Not to many. Here, we've seen the Tories  — a party characterised by anti-European ethics and more isolationist policies  — use the entire recession as a way to bolster their standings in the UK. Not necessarily out of real support either, just ignorance. The global crisis is being used as a way to blame the domestic government. Such is politics.

It's not all wrong though  — the Labour government have been far from the top of their game in the last year  — but it wasn't long ago when Gordon Brown would have walked a general election when he came into power. Then the CREDIT CRUNCH  — which Charlie Brooker states must be capitalised to carry more unnecessary shock factors  — hit everyone.

The laws of personality politics have distorted our view of the real issue at hand  — one that must be solved through international cooperation and not through solitary conservative politics which will, in effect, bring about the same capitalist structure which continued to grow before things got too much for everyone.

Sadly, world leaders have also used the current crisis to blame each other in a set-up more like a boxing match than an international summit. The most recent example of this mud-flinging came from Czech prime minister Mirek Topolanek, who described Barack Obama's policies as the "road to hell". Well done mate  — that's going to be comfortable this week in Prague.

Yet people need to understand that if everyone has problems, everyone must sort them out. Right-wing ethics simply will not work in this situation as the recession is already characterised by a lack of trust and confidence. Add international scapegoating and isolationism into the mix from conservative governments and it is almost certain that problems will be exacerbated.

Sadly, this brotherhood we must have to move forward in a safe world is very unlikely to happen. Many people are hung up on national identity and will likely shun their European or worldwide neighbours out of fear, ignorance or contempt.

What will likely happen at G20 is that the world's leaders will get some photos together, have a few harsh words here and there, get a scapegoat or two and then propose a so-called plan which will not be really seen by anyone.

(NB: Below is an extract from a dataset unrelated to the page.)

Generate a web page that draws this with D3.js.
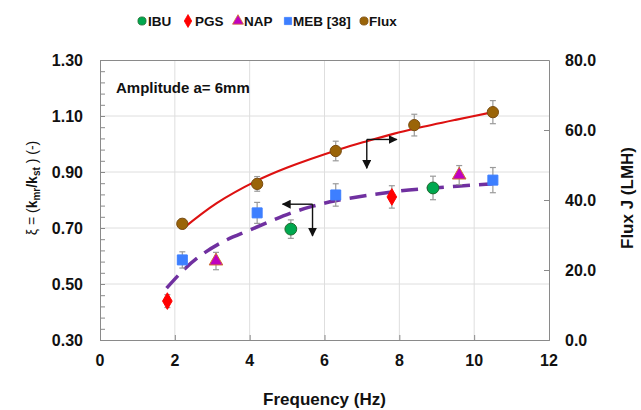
<!DOCTYPE html>
<html><head><meta charset="utf-8">
<script src="https://cdn.jsdelivr.net/npm/d3@7"></script>
<style>body{margin:0;background:#fff;}svg{display:block;font-family:Arial,"Liberation Sans",sans-serif;}</style>
</head><body><svg id="c" width="641" height="410"></svg>
<script>
// Data
const ibuX = [5.1, 8.9];
const ibuY = [0.696, 0.843];
const ibuErr = [0.033, 0.042];
const pgsX = [1.8, 7.8];
const pgsY = [0.439, 0.811];
const pgsErr = [0.023, 0.04];
const napX = [3.1, 9.6];
const napY = [0.582, 0.889];
const napErr = [0.031, 0.034];
const mebX = [2.2, 4.2, 6.3, 10.5];
const mebY = [0.586, 0.754, 0.818, 0.871];
const mebErr = [0.029, 0.0375, 0.04, 0.045];
const fluxX = [2.2, 4.2, 6.3, 8.4, 10.5];
const fluxY = [33.2, 44.6, 54.0, 61.4, 65.1];
const fluxErr = [1.4, 2.1, 2.8, 3.1, 3.3];
// trend lines
const xiTrendX = [1.78, 2.23, 2.67, 3.3, 4.01, 5.08, 5.69, 6.33, 7.75, 8.82, 10.5];
const xiTrendY = [0.485, 0.55, 0.60, 0.652, 0.693, 0.752, 0.778, 0.798, 0.828, 0.842, 0.858];
const fluxTrendX = [2.2, 3.12, 4.19, 4.99, 6.41, 7.13, 7.84, 8.46, 9.5, 10.5];
const fluxTrendY = [31.7, 39.1, 45.5, 49.2, 54.5, 56.8, 58.9, 60.5, 62.9, 65.1];
const xTicks = [0, 2, 4, 6, 8, 10, 12];
const yLeftTicks = [0.30, 0.50, 0.70, 0.90, 1.10, 1.30];
const yRightTicks = [0, 20, 40, 60, 80];
const legendNames = ["IBU", "PGS", "NAP", "MEB [38]", "Flux"];

const svg = d3.select("#c");
const L = 100, R = 549, T = 60, B = 340;
const x = d3.scaleLinear().domain([0, 12]).range([L, R]);
const yL = d3.scaleLinear().domain([0.3, 1.3]).range([B, T]);
const yR = d3.scaleLinear().domain([0, 80]).range([B, T]);

// grid
const g = svg.append("g");
g.selectAll(".gx").data(xTicks.slice(1, -1)).join("line")
  .attr("x1", d => x(d)).attr("x2", d => x(d)).attr("y1", T).attr("y2", B)
  .attr("stroke", "#dedede").attr("stroke-width", 1);
g.selectAll(".gy").data(yLeftTicks.slice(1, -1)).join("line")
  .attr("y1", d => yL(d)).attr("y2", d => yL(d)).attr("x1", L).attr("x2", R)
  .attr("stroke", "#dedede").attr("stroke-width", 1);

// axes
const axisColor = "#8a8a8a";
const minor = d3.range(0.30, 1.3001, 0.04);
const axL = d3.axisLeft(yL).tickValues(minor).tickSize(-5).tickFormat("");
svg.append("g").attr("transform", `translate(${L},0)`).call(axL)
  .call(s => { s.selectAll("path,line").attr("stroke", axisColor); });
const axB = d3.axisBottom(x).tickValues(xTicks).tickSize(-5).tickFormat("");
svg.append("g").attr("transform", `translate(0,${B})`).call(axB)
  .call(s => { s.selectAll("path,line").attr("stroke", axisColor); });
const axR = d3.axisRight(yR).tickValues(yRightTicks).tickSize(-5).tickFormat("");
svg.append("g").attr("transform", `translate(${R},0)`).call(axR)
  .call(s => { s.selectAll("path,line").attr("stroke", axisColor); });
svg.append("line").attr("x1", L).attr("x2", R).attr("y1", T + 0.5).attr("y2", T + 0.5).attr("stroke", axisColor);

// tick labels
const lab = { "font-weight": "bold", "font-size": "16px", fill: "#111" };
function sty(s, o) { for (const k in o) s.attr(k, o[k]); return s; }
sty(svg.append("g").selectAll("text").data(yLeftTicks).join("text")
  .attr("x", 83).attr("y", d => yL(d) + 6).attr("text-anchor", "end").text(d => d.toFixed(2)), lab);
sty(svg.append("g").selectAll("text").data(yRightTicks).join("text")
  .attr("x", 565).attr("y", d => yR(d) + 6).attr("text-anchor", "start").text(d => d.toFixed(1)), lab);
sty(svg.append("g").selectAll("text").data(xTicks).join("text")
  .attr("x", d => x(d)).attr("y", 366).attr("text-anchor", "middle").text(d => d), lab);

// axis titles
svg.append("text").attr("x", (L + R) / 2).attr("y", 405).attr("text-anchor", "middle")
  .attr("font-weight", "bold").attr("font-size", "17px").attr("fill", "#111").text("Frequency (Hz)");
svg.append("text").attr("transform", "translate(633,198) rotate(-90)").attr("text-anchor", "middle")
  .attr("font-weight", "bold").attr("font-size", "17px").attr("fill", "#111").text("Flux J (LMH)");
const yt = svg.append("text").attr("transform", "translate(37,188) rotate(-90)").attr("text-anchor", "middle")
  .attr("font-size", "14px").attr("fill", "#111");
yt.append("tspan").text("ξ = (");
yt.append("tspan").attr("font-weight", "bold").text("k");
yt.append("tspan").attr("font-weight", "bold").attr("font-size", "10px").attr("dy", 3).text("mr");
yt.append("tspan").attr("font-weight", "bold").attr("dy", -3).text("/k");
yt.append("tspan").attr("font-weight", "bold").attr("font-size", "10px").attr("dy", 3).text("st");
yt.append("tspan").attr("dy", -3).text("  ) (-)");

// annotation text
svg.append("text").attr("x", 116).attr("y", 93).attr("font-weight", "bold").attr("font-size", "15px")
  .attr("fill", "#111").text("Amplitude a= 6mm");

// trend lines
svg.append("path").datum(d3.zip(xiTrendX, xiTrendY))
  .attr("d", d3.line().x(d => x(d[0])).y(d => yL(d[1])).curve(d3.curveCatmullRom))
  .attr("fill", "none").attr("stroke", "#7030a0").attr("stroke-width", 3.5).attr("stroke-dasharray", "17,9");
svg.append("path").datum(d3.zip(fluxTrendX, fluxTrendY))
  .attr("d", d3.line().x(d => x(d[0])).y(d => yR(d[1])).curve(d3.curveCatmullRom))
  .attr("fill", "none").attr("stroke", "#dd1111").attr("stroke-width", 2.2);

// arrows
const defs = svg.append("defs");
defs.append("marker").attr("id", "ah").attr("viewBox", "0 0 10 10").attr("refX", 9).attr("refY", 5)
  .attr("markerWidth", 9).attr("markerHeight", 9).attr("markerUnits", "userSpaceOnUse").attr("orient", "auto")
  .append("path").attr("d", "M0,0 L10,5 L0,10 z").attr("fill", "#111");
function arrow(x1, y1, x2, y2) {
  svg.append("line").attr("x1", x1).attr("y1", y1).attr("x2", x2).attr("y2", y2)
    .attr("stroke", "#111").attr("stroke-width", 1.4).attr("marker-end", "url(#ah)");
}
arrow(x(7.13), yR(57.3), x(7.93), yR(57.3));
arrow(x(7.13), yR(57.3), x(7.13), yR(49.1));
arrow(x(5.68), yL(0.785), x(4.88), yL(0.785));
arrow(x(5.68), yL(0.785), x(5.68), yL(0.672));

// error bars
function errbars(xs, ys, es, ys2) {
  const gg = svg.append("g").attr("stroke", "#9a9a9a").attr("stroke-width", 1.2);
  xs.forEach((xv, i) => {
    const cx = x(xv), y1 = ys2(ys[i] - es[i]), y2 = ys2(ys[i] + es[i]);
    gg.append("line").attr("x1", cx).attr("x2", cx).attr("y1", y1).attr("y2", y2);
    gg.append("line").attr("x1", cx - 3).attr("x2", cx + 3).attr("y1", y1).attr("y2", y1);
    gg.append("line").attr("x1", cx - 3).attr("x2", cx + 3).attr("y1", y2).attr("y2", y2);
  });
}
errbars(fluxX, fluxY, fluxErr, yR);
errbars(mebX, mebY, mebErr, yL);
errbars(napX, napY, napErr, yL);
errbars(ibuX, ibuY, ibuErr, yL);
errbars(pgsX, pgsY, pgsErr, yL);

// markers
const styles = {
  IBU: { type: d3.symbolCircle, size: 110, fill: "#00a84f", stroke: "#1f6b2e" },
  PGS: { type: d3.symbolDiamond, size: 80, fill: "#ff0000", stroke: "#ff0000" },
  NAP: { type: d3.symbolTriangle, size: 80, fill: "#c000c0", stroke: "#d07030" },
  MEB: { type: d3.symbolSquare, size: 100, fill: "#3d7fff", stroke: "#3d7fff" },
  Flux: { type: d3.symbolCircle, size: 100, fill: "#9a6408", stroke: "#7a4c10" }
};
function marks(xs, ys, ysc, st) {
  svg.append("g").selectAll("path").data(d3.zip(xs, ys)).join("path")
    .attr("transform", d => `translate(${x(d[0])},${ysc(d[1])})`)
    .attr("d", d3.symbol().type(st.type).size(st.size))
    .attr("fill", st.fill).attr("stroke", st.stroke).attr("stroke-width", 1);
}
marks(fluxX, fluxY, yR, styles.Flux);
marks(mebX, mebY, yL, styles.MEB);
marks(napX, napY, yL, styles.NAP);
marks(ibuX, ibuY, yL, styles.IBU);
marks(pgsX, pgsY, yL, styles.PGS);

// legend
const legKeys = ["IBU", "PGS", "NAP", "MEB", "Flux"];
const legX = [142, 188, 238, 288, 364];
const legTX = [148, 195, 244, 293, 369];
legKeys.forEach((k, i) => {
  const st = styles[k];
  svg.append("path").attr("transform", `translate(${legX[i]},21)`)
    .attr("d", d3.symbol().type(st.type).size(k === "PGS" ? 48 : 52))
    .attr("fill", st.fill).attr("stroke", st.stroke).attr("stroke-width", 0.8);
  svg.append("text").attr("x", legTX[i]).attr("y", 26).attr("font-weight", "bold")
    .attr("font-size", "13.5px").attr("fill", "#111").text(legendNames[i]);
});
</script></body></html>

The recession will take a couple of years to see the back of through simple causality, the whole period will go in history books and we'll move on.

I just hope that the ultimate generation read these books. If we do not learn quickly that the foundations of our lives are generally shambolic, years of hard work in all sectors will be ultimately fruitless.

Through working internationally, everyone will feel the benefits. I'd go as far as to say that in a refined European structure, it could very much work. And yes, I'm openly saying that we should join Europe and, by extension, the Euro  — after all, a centralised bank powered by major Western forces would, in my view, continue to be stronger.

This is also unlikely to happen however because, dear reader, people find it very hard to make short-term sacrifices for long-term comfort and safety.

Greed, selfishness and ignorance are holding us back. It's what started the damn recession in the first place. If G20 leaders don't learn this in the next few days, they might as well have stayed at home.